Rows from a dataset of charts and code
>>>>>

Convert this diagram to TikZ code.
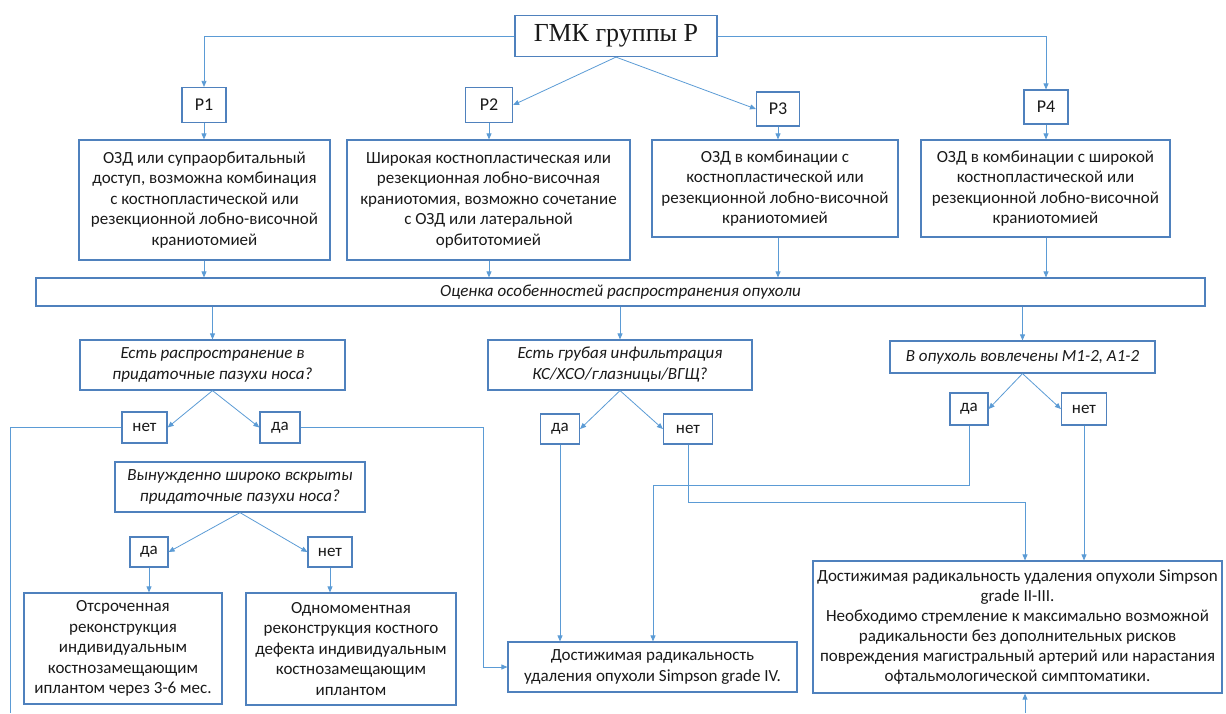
\documentclass[tikz,border=0pt]{standalone}
\usepackage{fontspec}
\setmainfont{Carlito}
\newfontfamily\ttlfont{Liberation Serif}
\usetikzlibrary{arrows.meta}
\definecolor{lineblue}{RGB}{91,155,213}
\definecolor{boxblue}{RGB}{79,129,189}
\begin{document}
\begin{tikzpicture}[x=1pt,y=-1pt,
	box/.style={draw=boxblue,line width=1.2pt,align=center,inner sep=0pt,text=black!90,font=\fontsize{17}{20.5}\selectfont},
	qbox/.style={box,font=\fontsize{17}{21}\selectfont\itshape},
	lbl/.style={box,font=\fontsize{17}{18}\selectfont},
	ln/.style={draw=lineblue,line width=.8pt},
	arr/.style={ln,-{Triangle[length=6pt,width=5pt]}}]
	\useasboundingbox (0,0) rectangle (1226,713);
	\node[box,minimum width=202,minimum height=41,font=\ttlfont\fontsize{26}{26}\selectfont] (top) at (616,36) {ГМК группы Р};
	\node[lbl,minimum width=44,minimum height=35,font=\fontsize{18}{18}\selectfont] (p1) at (204,105) {P1};
	\node[lbl,minimum width=47,minimum height=35,font=\fontsize{18}{18}\selectfont] (p2) at (489,105) {P2};
	\node[lbl,minimum width=43,minimum height=34,font=\fontsize{18}{18}\selectfont] (p3) at (778,109) {P3};
	\node[lbl,minimum width=44,minimum height=34,font=\fontsize{18}{18}\selectfont] (p4) at (1046,107) {P4};
	\node[box,minimum width=251,minimum height=120] (d1) at (204.5,200) {ОЗД или супраорбитальный\\доступ, возможна комбинация\\с костнопластической или\\резекционной лобно-височной\\краниотомией};
	\node[box,minimum width=283,minimum height=120] (d2) at (488.5,200) {Широкая костнопластическая или\\резекционная лобно-височная\\краниотомия, возможно сочетание\\с ОЗД или латеральной\\орбитотомией};
	\node[box,minimum width=246,minimum height=97] (d3) at (775,188.5) {ОЗД в комбинации с\\костнопластической или\\резекционной лобно-височной\\краниотомией};
	\node[box,minimum width=249,minimum height=97] (d4) at (1045.5,188.5) {ОЗД в комбинации с широкой\\костнопластической или\\резекционной лобно-височной\\краниотомией};
	\node[qbox,minimum width=1169,minimum height=28] (est) at (620.5,292) {Оценка особенностей распространения опухоли};
	\node[qbox,minimum width=265,minimum height=50] (q1) at (212.5,365) {Есть распространение в\\придаточные пазухи носа?};
	\node[qbox,minimum width=264,minimum height=50] (q2) at (620,365) {Есть грубая инфильтрация\\КС/ХСО/глазницы/ВГЩ?};
	\node[qbox,minimum width=265,minimum height=32] (q3) at (1022.5,357) {В опухоль вовлечены М1-2, А1-2};
	\node[lbl,minimum width=45,minimum height=31] (no1) at (144.5,427.5) {нет};
	\node[lbl,minimum width=40,minimum height=31] (yes1) at (280,427.5) {да};
	\node[qbox,minimum width=250,minimum height=50] (q4) at (240,487) {Вынужденно широко вскрыты\\придаточные пазухи носа?};
	\node[lbl,minimum width=38,minimum height=30] (yes2) at (149,552) {да};
	\node[lbl,minimum width=44,minimum height=30] (no2) at (330,552) {нет};
	\node[box,minimum width=198,minimum height=111] (b5) at (123,648.5) {Отсроченная\\реконструкция\\индивидуальным\\костнозамещающим\\иплантом через 3-6 мес.};
	\node[box,minimum width=210,minimum height=112] (b6) at (351,649) {Одномоментная\\реконструкция костного\\дефекта индивидуальным\\костнозамещающим\\иплантом};
	\node[lbl,minimum width=39,minimum height=30] (yes3) at (560,429) {да};
	\node[lbl,minimum width=49,minimum height=30] (no3) at (688,429) {нет};
	\node[lbl,minimum width=38,minimum height=32] (yes4) at (969,409) {да};
	\node[lbl,minimum width=45,minimum height=32] (no4) at (1084,409) {нет};
	\node[box,minimum width=289,minimum height=50] (s4) at (652.5,667) {Достижимая радикальность\\удаления опухоли Simpson grade IV.};
	\node[box,minimum width=409,minimum height=132,font=\fontsize{17}{20}\selectfont] (s23) at (1017.5,627) {Достижимая радикальность удаления опухоли Simpson\\grade II-III.\\Необходимо стремление к максимально возможной\\радикальности без дополнительных рисков\\повреждения магистральный артерий или нарастания\\офтальмологической симптоматики.};
	\coordinate (offl) at (10,713);
	\coordinate (c1) at (483,667);
	\coordinate (k3) at (1025,502);
	\coordinate (k4) at (653,485);
	\coordinate (offb) at (1025,713);
	\draw[arr] (top.west) -| (p1.north);
	\draw[arr] (top.east) -| (p4.north);
	\draw[arr] (top.south) -- (p2.east);
	\draw[arr] (top.south) -- (p3.west);
	\draw[arr] (p1.south) -- (p1 |- d1.north);
	\draw[arr] (p2.south) -- (p2 |- d2.north);
	\draw[arr] (p3.south) -- (p3 |- d3.north);
	\draw[arr] (p4.south) -- (p4 |- d4.north);
	\draw[arr] (p1 |- d1.south) -- (p1 |- est.north);
	\draw[arr] (p2 |- d2.south) -- (p2 |- est.north);
	\draw[arr] (p3 |- d3.south) -- (p3 |- est.north);
	\draw[arr] (p4 |- d4.south) -- (p4 |- est.north);
	\draw[arr] (q1 |- est.south) -- (q1.north);
	\draw[arr] (q2 |- est.south) -- (q2.north);
	\draw[arr] (q3 |- est.south) -- (q3.north);
	\draw[arr] (q1.south) -- (no1.east);
	\draw[arr] (q1.south) -- (yes1.west);
	\draw[ln] (no1.west) -| (offl);
	\draw[arr] (yes1.east) -| (c1) -- (s4.west);
	\draw[arr] (q4.south) -- (yes2.east);
	\draw[arr] (q4.south) -- (no2.west);
	\draw[arr] (yes2.south) -- (yes2 |- b5.north);
	\draw[arr] (no2.south) -- (no2 |- b6.north);
	\draw[arr] (q2.south) -- (yes3.east);
	\draw[arr] (q2.south) -- (no3.west);
	\draw[arr] (yes3.south) -- (yes3 |- s4.north);
	\draw[arr] (no3.south) |- (k3) -- (k3 |- s23.north);
	\draw[arr] (q3.south) -- (yes4.east);
	\draw[arr] (q3.south) -- (no4.west);
	\draw[arr] (yes4.south) |- (k4) -- (k4 |- s4.north);
	\draw[arr] (no4.south) -- (no4 |- s23.north);
	\draw[arr] (offb) -- (offb |- s23.south);
\end{tikzpicture}
\end{document}
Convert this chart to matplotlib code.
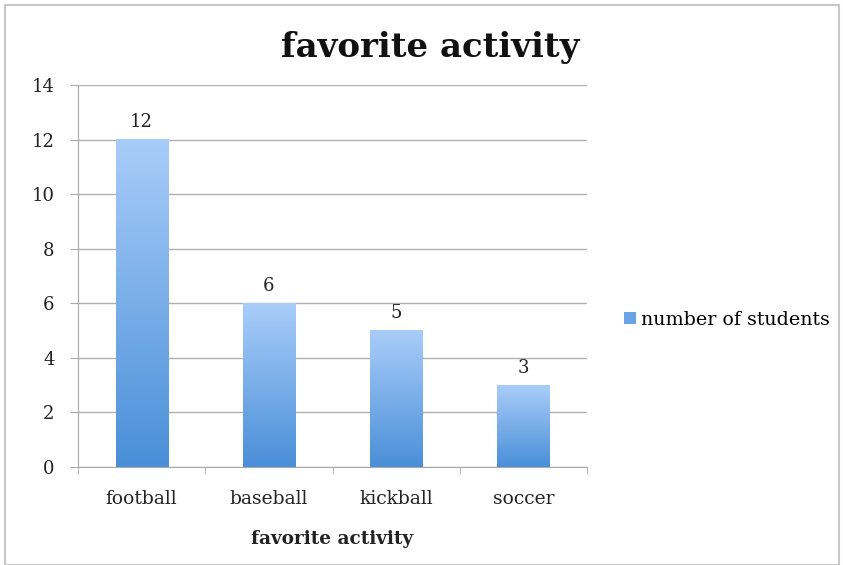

<<<<<

WHAT IS ASKED: Omit every picture, then reproduce the rest of the listing exactly.

SOLUTION FOR THIS EXERCISE:
Convert this diagram to TikZ code.
\documentclass[tikz,border=0pt]{standalone}
\usepackage{fontspec}
\setmainfont{Carlito}
\newfontfamily\ttlfont{Liberation Serif}
\usetikzlibrary{arrows.meta}
\definecolor{lineblue}{RGB}{91,155,213}
\definecolor{boxblue}{RGB}{79,129,189}
\begin{document}
\begin{tikzpicture}[x=1pt,y=-1pt,
	box/.style={draw=boxblue,line width=1.2pt,align=center,inner sep=0pt,text=black!90,font=\fontsize{17}{20.5}\selectfont},
	qbox/.style={box,font=\fontsize{17}{21}\selectfont\itshape},
	lbl/.style={box,font=\fontsize{17}{18}\selectfont},
	ln/.style={draw=lineblue,line width=.8pt},
	arr/.style={ln,-{Triangle[length=6pt,width=5pt]}}]
	\useasboundingbox (0,0) rectangle (1226,713);
	\node[box,minimum width=202,minimum height=41,font=\ttlfont\fontsize{26}{26}\selectfont] (top) at (616,36) {ГМК группы Р};
	\node[lbl,minimum width=44,minimum height=35,font=\fontsize{18}{18}\selectfont] (p1) at (204,105) {P1};
	\node[lbl,minimum width=47,minimum height=35,font=\fontsize{18}{18}\selectfont] (p2) at (489,105) {P2};
	\node[lbl,minimum width=43,minimum height=34,font=\fontsize{18}{18}\selectfont] (p3) at (778,109) {P3};
	\node[lbl,minimum width=44,minimum height=34,font=\fontsize{18}{18}\selectfont] (p4) at (1046,107) {P4};
	\node[box,minimum width=251,minimum height=120] (d1) at (204.5,200) {ОЗД или супраорбитальный\\доступ, возможна комбинация\\с костнопластической или\\резекционной лобно-височной\\краниотомией};
	\node[box,minimum width=283,minimum height=120] (d2) at (488.5,200) {Широкая костнопластическая или\\резекционная лобно-височная\\краниотомия, возможно сочетание\\с ОЗД или латеральной\\орбитотомией};
	\node[box,minimum width=246,minimum height=97] (d3) at (775,188.5) {ОЗД в комбинации с\\костнопластической или\\резекционной лобно-височной\\краниотомией};
	\node[box,minimum width=249,minimum height=97] (d4) at (1045.5,188.5) {ОЗД в комбинации с широкой\\костнопластической или\\резекционной лобно-височной\\краниотомией};
	\node[qbox,minimum width=1169,minimum height=28] (est) at (620.5,292) {Оценка особенностей распространения опухоли};
	\node[qbox,minimum width=265,minimum height=50] (q1) at (212.5,365) {Есть распространение в\\придаточные пазухи носа?};
	\node[qbox,minimum width=264,minimum height=50] (q2) at (620,365) {Есть грубая инфильтрация\\КС/ХСО/глазницы/ВГЩ?};
	\node[qbox,minimum width=265,minimum height=32] (q3) at (1022.5,357) {В опухоль вовлечены М1-2, А1-2};
	\node[lbl,minimum width=45,minimum height=31] (no1) at (144.5,427.5) {нет};
	\node[lbl,minimum width=40,minimum height=31] (yes1) at (280,427.5) {да};
	\node[qbox,minimum width=250,minimum height=50] (q4) at (240,487) {Вынужденно широко вскрыты\\придаточные пазухи носа?};
	\node[lbl,minimum width=38,minimum height=30] (yes2) at (149,552) {да};
	\node[lbl,minimum width=44,minimum height=30] (no2) at (330,552) {нет};
	\node[box,minimum width=198,minimum height=111] (b5) at (123,648.5) {Отсроченная\\реконструкция\\индивидуальным\\костнозамещающим\\иплантом через 3-6 мес.};
	\node[box,minimum width=210,minimum height=112] (b6) at (351,649) {Одномоментная\\реконструкция костного\\дефекта индивидуальным\\костнозамещающим\\иплантом};
	\node[lbl,minimum width=39,minimum height=30] (yes3) at (560,429) {да};
	\node[lbl,minimum width=49,minimum height=30] (no3) at (688,429) {нет};
	\node[lbl,minimum width=38,minimum height=32] (yes4) at (969,409) {да};
	\node[lbl,minimum width=45,minimum height=32] (no4) at (1084,409) {нет};
	\node[box,minimum width=289,minimum height=50] (s4) at (652.5,667) {Достижимая радикальность\\удаления опухоли Simpson grade IV.};
	\node[box,minimum width=409,minimum height=132,font=\fontsize{17}{20}\selectfont] (s23) at (1017.5,627) {Достижимая радикальность удаления опухоли Simpson\\grade II-III.\\Необходимо стремление к максимально возможной\\радикальности без дополнительных рисков\\повреждения магистральный артерий или нарастания\\офтальмологической симптоматики.};
	\coordinate (offl) at (10,713);
	\coordinate (c1) at (483,667);
	\coordinate (k3) at (1025,502);
	\coordinate (k4) at (653,485);
	\coordinate (offb) at (1025,713);
	\draw[arr] (top.west) -| (p1.north);
	\draw[arr] (top.east) -| (p4.north);
	\draw[arr] (top.south) -- (p2.east);
	\draw[arr] (top.south) -- (p3.west);
	\draw[arr] (p1.south) -- (p1 |- d1.north);
	\draw[arr] (p2.south) -- (p2 |- d2.north);
	\draw[arr] (p3.south) -- (p3 |- d3.north);
	\draw[arr] (p4.south) -- (p4 |- d4.north);
	\draw[arr] (p1 |- d1.south) -- (p1 |- est.north);
	\draw[arr] (p2 |- d2.south) -- (p2 |- est.north);
	\draw[arr] (p3 |- d3.south) -- (p3 |- est.north);
	\draw[arr] (p4 |- d4.south) -- (p4 |- est.north);
	\draw[arr] (q1 |- est.south) -- (q1.north);
	\draw[arr] (q2 |- est.south) -- (q2.north);
	\draw[arr] (q3 |- est.south) -- (q3.north);
	\draw[arr] (q1.south) -- (no1.east);
	\draw[arr] (q1.south) -- (yes1.west);
	\draw[ln] (no1.west) -| (offl);
	\draw[arr] (yes1.east) -| (c1) -- (s4.west);
	\draw[arr] (q4.south) -- (yes2.east);
	\draw[arr] (q4.south) -- (no2.west);
	\draw[arr] (yes2.south) -- (yes2 |- b5.north);
	\draw[arr] (no2.south) -- (no2 |- b6.north);
	\draw[arr] (q2.south) -- (yes3.east);
	\draw[arr] (q2.south) -- (no3.west);
	\draw[arr] (yes3.south) -- (yes3 |- s4.north);
	\draw[arr] (no3.south) |- (k3) -- (k3 |- s23.north);
	\draw[arr] (q3.south) -- (yes4.east);
	\draw[arr] (q3.south) -- (no4.west);
	\draw[arr] (yes4.south) |- (k4) -- (k4 |- s4.north);
	\draw[arr] (no4.south) -- (no4 |- s23.north);
	\draw[arr] (offb) -- (offb |- s23.south);
\end{tikzpicture}
\end{document}
Convert this chart to matplotlib code.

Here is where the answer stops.